**TASK BRIEF:** Copy all the data exactly, except the pictures.

DATASET SECTION start

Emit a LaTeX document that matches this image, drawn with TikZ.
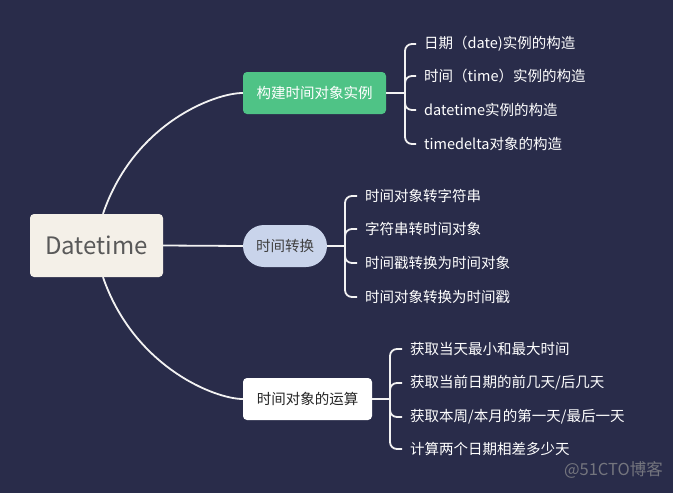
\documentclass[tikz,border=0pt]{standalone}
\usepackage{fontspec}
\setmainfont{Noto Sans CJK SC}
\definecolor{navy}{HTML}{292C4A}
\definecolor{rootfill}{HTML}{F4F0E8}
\definecolor{greenfill}{HTML}{4FC386}
\definecolor{bluefill}{HTML}{C9D4EB}
\definecolor{linecol}{HTML}{F2F2F2}
\begin{document}
\begin{tikzpicture}[x=1pt, y=-1pt,
    every node/.style={font=\fontsize{14.5}{17}\selectfont, inner sep=0pt},
    link/.style={draw=linecol, line width=1.8pt},
    brace/.style={link, rounded corners=7pt},
    branch/.style={minimum height=42pt, rounded corners=4pt},
    leaf/.style={anchor=west, inner xsep=3pt, text=white}]
  % Bakgrunn
  \fill[navy] (0,0) rectangle (673,493);
  % Rot
  \node[fill=rootfill, minimum width=133pt, minimum height=63pt, rounded corners=4pt,
        text=black!65, font=\fontsize{24}{28}\selectfont] (dt) at (96.5,245.5) {Datetime};
  % Grener
  \node[branch, fill=greenfill, minimum width=143pt, text=white] (b1) at (314.5,93) {构建时间对象实例};
  \node[branch, fill=bluefill, minimum width=84pt, rounded corners=21pt, text=black!75] (b2) at (285,246) {时间转换};
  \node[branch, fill=white, minimum width=129pt, text=black!85] (b3) at (307.5,399) {时间对象的运算};
  % Kurver fra roten
  \draw[link] ([xshift=6.5pt]dt.north) .. controls (134,123) and (215,93) .. (b1.west);
  \draw[link] (dt.east) -- (b2.west);
  \draw[link] ([xshift=6.5pt]dt.south) .. controls (134,367) and (215,399) .. (b3.west);
  % Blader, gren 1
  \coordinate (j1) at (405,93);
  \node[leaf] (l11) at (421,44) {日期（date)实例的构造};
  \node[leaf] (l12) at (421,76) {时间（time）实例的构造};
  \node[leaf] (l13) at (421,110) {datetime实例的构造};
  \node[leaf] (l14) at (421,144) {timedelta对象的构造};
  % Blader, gren 2
  \coordinate (j2) at (345,246);
  \node[leaf] (l21) at (362,196) {时间对象转字符串};
  \node[leaf] (l22) at (362,229) {字符串转时间对象};
  \node[leaf] (l23) at (362,263) {时间戳转换为时间对象};
  \node[leaf] (l24) at (362,297) {时间对象转换为时间戳};
  % Blader, gren 3
  \coordinate (j3) at (390,399);
  \node[leaf] (l31) at (407,349) {获取当天最小和最大时间};
  \node[leaf] (l32) at (407,383) {获取当前日期的前几天/后几天};
  \node[leaf] (l33) at (407,417) {获取本周/本月的第一天/最后一天};
  \node[leaf] (l34) at (407,449) {计算两个日期相差多少天};
  % Klammer
  \draw[link] (b1.east) -- (j1);
  \draw[link] (b2.east) -- (j2);
  \draw[link] (b3.east) -- (j3);
  \foreach \g in {1,2,3}
    \foreach \k in {1,2,3,4}
      \draw[brace] (j\g) |- ([xshift=-5pt]l\g\k.west);
  % Vannmerke
  \node[anchor=east, text=black!45!navy!60!white, font=\fontsize{16.5}{19}\selectfont] (wm) at (663,470) {@51CTO博客};
\end{tikzpicture}
\end{document}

DATASET SECTION end

**TASK OUTPUT:**
Emit a LaTeX document that matches this image, drawn with TikZ.
\documentclass[tikz,border=0pt]{standalone}
\usepackage{fontspec}
\setmainfont{Noto Sans CJK SC}
\definecolor{navy}{HTML}{292C4A}
\definecolor{rootfill}{HTML}{F4F0E8}
\definecolor{greenfill}{HTML}{4FC386}
\definecolor{bluefill}{HTML}{C9D4EB}
\definecolor{linecol}{HTML}{F2F2F2}
\begin{document}
\begin{tikzpicture}[x=1pt, y=-1pt,
    every node/.style={font=\fontsize{14.5}{17}\selectfont, inner sep=0pt},
    link/.style={draw=linecol, line width=1.8pt},
    brace/.style={link, rounded corners=7pt},
    branch/.style={minimum height=42pt, rounded corners=4pt},
    leaf/.style={anchor=west, inner xsep=3pt, text=white}]
  % Bakgrunn
  \fill[navy] (0,0) rectangle (673,493);
  % Rot
  \node[fill=rootfill, minimum width=133pt, minimum height=63pt, rounded corners=4pt,
        text=black!65, font=\fontsize{24}{28}\selectfont] (dt) at (96.5,245.5) {Datetime};
  % Grener
  \node[branch, fill=greenfill, minimum width=143pt, text=white] (b1) at (314.5,93) {构建时间对象实例};
  \node[branch, fill=bluefill, minimum width=84pt, rounded corners=21pt, text=black!75] (b2) at (285,246) {时间转换};
  \node[branch, fill=white, minimum width=129pt, text=black!85] (b3) at (307.5,399) {时间对象的运算};
  % Kurver fra roten
  \draw[link] ([xshift=6.5pt]dt.north) .. controls (134,123) and (215,93) .. (b1.west);
  \draw[link] (dt.east) -- (b2.west);
  \draw[link] ([xshift=6.5pt]dt.south) .. controls (134,367) and (215,399) .. (b3.west);
  % Blader, gren 1
  \coordinate (j1) at (405,93);
  \node[leaf] (l11) at (421,44) {日期（date)实例的构造};
  \node[leaf] (l12) at (421,76) {时间（time）实例的构造};
  \node[leaf] (l13) at (421,110) {datetime实例的构造};
  \node[leaf] (l14) at (421,144) {timedelta对象的构造};
  % Blader, gren 2
  \coordinate (j2) at (345,246);
  \node[leaf] (l21) at (362,196) {时间对象转字符串};
  \node[leaf] (l22) at (362,229) {字符串转时间对象};
  \node[leaf] (l23) at (362,263) {时间戳转换为时间对象};
  \node[leaf] (l24) at (362,297) {时间对象转换为时间戳};
  % Blader, gren 3
  \coordinate (j3) at (390,399);
  \node[leaf] (l31) at (407,349) {获取当天最小和最大时间};
  \node[leaf] (l32) at (407,383) {获取当前日期的前几天/后几天};
  \node[leaf] (l33) at (407,417) {获取本周/本月的第一天/最后一天};
  \node[leaf] (l34) at (407,449) {计算两个日期相差多少天};
  % Klammer
  \draw[link] (b1.east) -- (j1);
  \draw[link] (b2.east) -- (j2);
  \draw[link] (b3.east) -- (j3);
  \foreach \g in {1,2,3}
    \foreach \k in {1,2,3,4}
      \draw[brace] (j\g) |- ([xshift=-5pt]l\g\k.west);
  % Vannmerke
  \node[anchor=east, text=black!45!navy!60!white, font=\fontsize{16.5}{19}\selectfont] (wm) at (663,470) {@51CTO博客};
\end{tikzpicture}
\end{document}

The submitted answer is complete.